Alberto Lati
Periodista y escritor
DE BALONES, MILAGROS Y ESPERANZA
N
ada de limitarse a un sepelio sacralizado con rezos. Cuenta la Ilíada que Aquiles honró a su amigo Patroclo, muerto en batalla, organizándole competencias deportivas en plena Troya.
¿Por qué desgastarse con la práctica de deportes cuando la guerra escalaba tanto en fiereza como para ser la más salvaje que varias generaciones hubiesen presenciado? ¿Cómo pudo haber deporte hasta en esos campos troyanos regados de vísceras? Intentemos dos respuestas. La primera, por la carga ceremonial y mística que persiste en los actuales estadios, mito y rito mezclados en goles y cantos que brotan de las gradas. La segunda, porque cuando peor se está, mayor es la necesidad de atestiguar esa sublimación de las posibilidades del hombre: en su velocidad y resistencia, en su fortaleza y entereza, en su esfuerzo y sacrificio, se esconden los símbolos idóneos del muy humano don de la supervivencia —de hecho, los Olímpicos aludían en su denominación original, Olimpiakí Agónes, a la agonía: al estar al límite del colapso y subsistir—. Supervivencia, que es esperanza, que es unión, que es cohesión, que es reserva de fe.

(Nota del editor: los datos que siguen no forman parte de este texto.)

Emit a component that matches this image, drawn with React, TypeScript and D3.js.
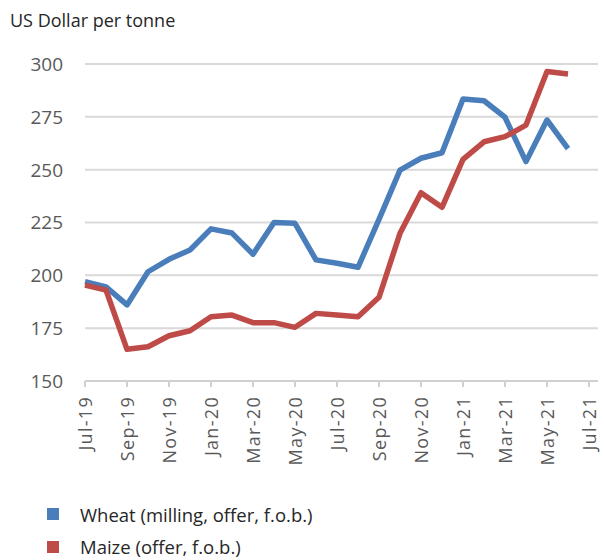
import React from "react";
import * as d3 from "d3";

const months = [
  "Jul-19","Aug-19","Sep-19","Oct-19","Nov-19","Dec-19","Jan-20","Feb-20","Mar-20","Apr-20","May-20","Jun-20",
  "Jul-20","Aug-20","Sep-20","Oct-20","Nov-20","Dec-20","Jan-21","Feb-21","Mar-21","Apr-21","May-21","Jun-21",
];
const wheat = [197, 194.5, 186, 201.7, 207.6, 212, 222, 220, 210, 225, 224.6, 207.3, 205.7, 203.8, 226.5, 249.8, 255.4, 258, 283.4, 282.6, 274.8, 253.8, 273.5, 260];
const maize = [195.4, 193, 165, 166.2, 171.4, 173.8, 180.4, 181.2, 177.6, 177.6, 175.4, 182, 181.2, 180.4, 189.6, 219.9, 239.1, 232.2, 254.9, 263.2, 265.6, 271.1, 296.4, 295.3];
const tickLabels = ["Jul-19","Sep-19","Nov-19","Jan-20","Mar-20","May-20","Jul-20","Sep-20","Nov-20","Jan-21","Mar-21","May-21","Jul-21"];
const yTicks = [150, 175, 200, 225, 250, 275, 300];
const seriesNames = ["Wheat (milling, offer, f.o.b.)", "Maize (offer, f.o.b.)"];
const colors = ["#4a7ebb", "#be4b48"];

export default function App() {
  const W = 604, H = 560;
  const left = 85, right = 598, top = 64, bottom = 381;
  const x = d3.scaleLinear().domain([0, 24.5]).range([left, left + 24.5 * 21]);
  const y = d3.scaleLinear().domain([150, 300]).range([bottom, top]);
  const line = d3.line<number>().x((_, i) => x(i)).y((d) => y(d));
  const font = "'Open Sans', 'Liberation Sans', sans-serif";
  return (
    <svg width={W} height={H} style={{ position: "absolute", left: 0, top: 0, background: "#fff" }}>
      <text x={10} y={27} fontFamily={font} fontSize={18} fill="#262626">US Dollar per tonne</text>
      {yTicks.map((t) => (
        <g key={t}>
          {t !== 150 && <line x1={left} x2={right} y1={y(t)} y2={y(t)} stroke="#d9d9d9" strokeWidth={2} />}
          <text x={63} y={y(t)} dy="0.36em" textAnchor="end" fontFamily={font} fontSize={19} fill="#595959">{t}</text>
        </g>
      ))}
      <line x1={left} x2={right} y1={bottom} y2={bottom} stroke="#d0d0d0" strokeWidth={2} />
      {tickLabels.map((lab, k) => {
        const tx = x(k * 2);
        return (
          <g key={lab}>
            <line x1={tx} x2={tx} y1={bottom} y2={bottom + 6} stroke="#d0d0d0" strokeWidth={2} />
            <text transform={`translate(${tx + 7},${bottom + 15}) rotate(-90)`} textAnchor="end" fontFamily={font} fontSize={18} letterSpacing={1.3} fill="#595959">{lab}</text>
          </g>
        );
      })}
      <path d={line(wheat) || ""} fill="none" stroke={colors[0]} strokeWidth={5.5} strokeLinejoin="round" />
      <path d={line(maize) || ""} fill="none" stroke={colors[1]} strokeWidth={5.5} strokeLinejoin="round" />
      {seriesNames.map((n, i) => (
        <g key={n}>
          <rect x={47} y={508 + i * 33} width={12} height={12} fill={colors[i]} />
          <text x={80} y={522 + i * 32} fontFamily={font} fontSize={18.5} fill="#262626">{n}</text>
        </g>
      ))}
    </svg>
  );
}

Ya podemos mirar hacia la Sudáfrica recién extirpada del apartheid que recibió el Mundial de rugby de 1995. Tratándose de una disciplina practicada por blancos, el nuevo presidente, Nelson Mandela, comprendió los alcances que esa competición podía tener. Acaso la guerra civil más augurada, esa en la que los negros sudafricanos cobrarían venganza por el infinito historial de represión y segregación, no se consumó gracias a las anotaciones de los apodados Springboks y al uso que les dio el patriarca Madiba. Lo anterior pese a que el único seleccionado con sangre negra, Chester Williams, me explicaría tiempo después que al interior del plantel sufrió discriminación e insultos racistas.
Ya podemos mirar hacia la coronación en la Copa Asia 2007 de la selección de un Irak lacerado en su problemática étnica, religiosa y política. Su entrenador, el entrañable Jorvan Vieira, me relataba que «la ley era inflexible. En la concentración no se hablaba de política, no se hablaba de guerra, no se hablaba de religión ahí dentro». A eso agregó la obligación de que los futbolistas compartieran horarios de comida y habitaciones sin importar si eran sunitas, chiitas, kurdos o cristianos: «Todos juntos, a la misma hora a la mesa. En esas comidas, por primera vez todo el grupo junto, se generó el sentido de familia. Ahí los hice entender en lo que coincidían: todos querían lo mismo, traer una sonrisa a los labios de los iraquíes, a los ojos cansados de llorar, eso lo querían todos. Les demostré que querían lo mismo».
Ya podemos mirar hacia la guerra civil de Costa de Marfil, solo terminada cuando su selección calificó al Mundial 2006 y el irrepetible Didier Drogba tomó el micrófono en el vestuario para enaltecer al fútbol a grados insospechados: «Nos hemos prometido que el festejo unirá a nuestro pueblo. Hoy les rogamos de rodillas. ¡Perdonen! ¡Perdonen! ¡Perdonen! Somos un solo país en África, tenemos tantas riquezas, no podemos caer en guerras así. Por favor, bajen sus armas».
Ya podemos asumir que, cuando más agudo torna el dolor y más angustioso se vislumbra el futuro inmediato, pocos analgésicos resultan más eficaces, pocos santos más milagreros, pocas terapias de sanación más infalibles, que el deporte. Por eso, entre tanta incertidumbre, el 2021 que esperábamos de pospandemia y acabaría siendo de interpandemia, no pudo ser más que con Olímpicos, Eurocopa, Copa América, Copa Oro y eliminatorias. Algunos con las gradas vacías, otros con las restricciones de traslado, algún caso de bochorno con autoridades sanitarias suspendiendo un partido… aunque con el balón renuente a frenar.